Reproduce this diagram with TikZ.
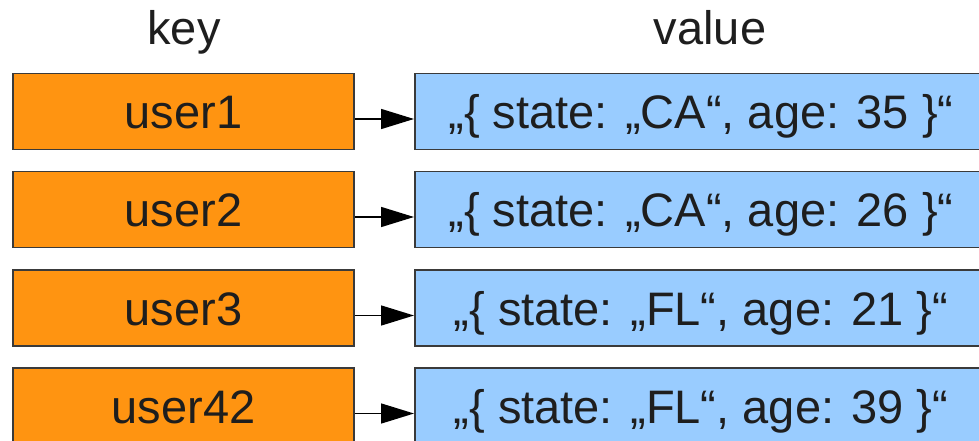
\documentclass[tikz,border=0pt]{standalone}
\usepackage{fontspec}
\setmainfont{Liberation Sans}
\usetikzlibrary{arrows.meta}
\definecolor{keyfill}{HTML}{FF9411}
\definecolor{valfill}{HTML}{99CCFF}
\definecolor{edgecol}{HTML}{3A3A3A}
\definecolor{inkcol}{HTML}{1E1E1E}
\begin{document}
\begin{tikzpicture}[x=1pt,y=-1pt,
  bigfont/.style={font=\fontsize{47}{56}\selectfont},
  keybox/.style={draw=edgecol, line width=1.5pt, fill=keyfill, minimum width=341pt, minimum height=76pt, inner sep=0pt, text=inkcol, bigfont, text height=34pt, text depth=0pt},
  valbox/.style={draw=edgecol, line width=1.5pt, fill=valfill, minimum width=574pt, minimum height=76pt, inner sep=0pt, anchor=west},
  valtext/.style={text=inkcol, bigfont, inner sep=0pt, anchor=base},
  head/.style={text=inkcol, bigfont, inner sep=0pt, anchor=base},
  link/.style={draw=black, line width=1.5pt, -{Triangle[length=33pt,width=20pt]}}]
\useasboundingbox (0,0) rectangle (979,441);
\clip (0,0) rectangle (979,441);
\fill[white] (0,0) rectangle (979,441);
\node[head] (hkey) at (184,45) {key};
\node[head] (hval) at (710,45) {value};
\foreach \i/\yc/\name/\txt in {1/111.5/user1/{„\{ state: „CA“, age: 35 \}“},
                               2/209.5/user2/{„\{ state: „CA“, age: 26 \}“},
                               3/308/user3/{„\{ state: „FL“, age: 21 \}“},
                               4/406/user42/{„\{ state: „FL“, age: 39 \}“}}{
  \node[keybox] (k\i) at (183.5,\yc) {\name};
  \node[valbox] (v\i) at (414,\yc) {};
  \node[valtext] (t\i) at (701,\yc+17) {\txt};
  \draw[link] ([yshift=-7.5pt]k\i.east) -- ([yshift=-7.5pt]v\i.west);
}
\end{tikzpicture}
\end{document}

Goal of the exercise: Copy the data exactly. Any picture it contains is to be omitted.

Expected output:
Reproduce this diagram with TikZ.
\documentclass[tikz,border=0pt]{standalone}
\usepackage{fontspec}
\setmainfont{Liberation Sans}
\usetikzlibrary{arrows.meta}
\definecolor{keyfill}{HTML}{FF9411}
\definecolor{valfill}{HTML}{99CCFF}
\definecolor{edgecol}{HTML}{3A3A3A}
\definecolor{inkcol}{HTML}{1E1E1E}
\begin{document}
\begin{tikzpicture}[x=1pt,y=-1pt,
  bigfont/.style={font=\fontsize{47}{56}\selectfont},
  keybox/.style={draw=edgecol, line width=1.5pt, fill=keyfill, minimum width=341pt, minimum height=76pt, inner sep=0pt, text=inkcol, bigfont, text height=34pt, text depth=0pt},
  valbox/.style={draw=edgecol, line width=1.5pt, fill=valfill, minimum width=574pt, minimum height=76pt, inner sep=0pt, anchor=west},
  valtext/.style={text=inkcol, bigfont, inner sep=0pt, anchor=base},
  head/.style={text=inkcol, bigfont, inner sep=0pt, anchor=base},
  link/.style={draw=black, line width=1.5pt, -{Triangle[length=33pt,width=20pt]}}]
\useasboundingbox (0,0) rectangle (979,441);
\clip (0,0) rectangle (979,441);
\fill[white] (0,0) rectangle (979,441);
\node[head] (hkey) at (184,45) {key};
\node[head] (hval) at (710,45) {value};
\foreach \i/\yc/\name/\txt in {1/111.5/user1/{„\{ state: „CA“, age: 35 \}“},
                               2/209.5/user2/{„\{ state: „CA“, age: 26 \}“},
                               3/308/user3/{„\{ state: „FL“, age: 21 \}“},
                               4/406/user42/{„\{ state: „FL“, age: 39 \}“}}{
  \node[keybox] (k\i) at (183.5,\yc) {\name};
  \node[valbox] (v\i) at (414,\yc) {};
  \node[valtext] (t\i) at (701,\yc+17) {\txt};
  \draw[link] ([yshift=-7.5pt]k\i.east) -- ([yshift=-7.5pt]v\i.west);
}
\end{tikzpicture}
\end{document}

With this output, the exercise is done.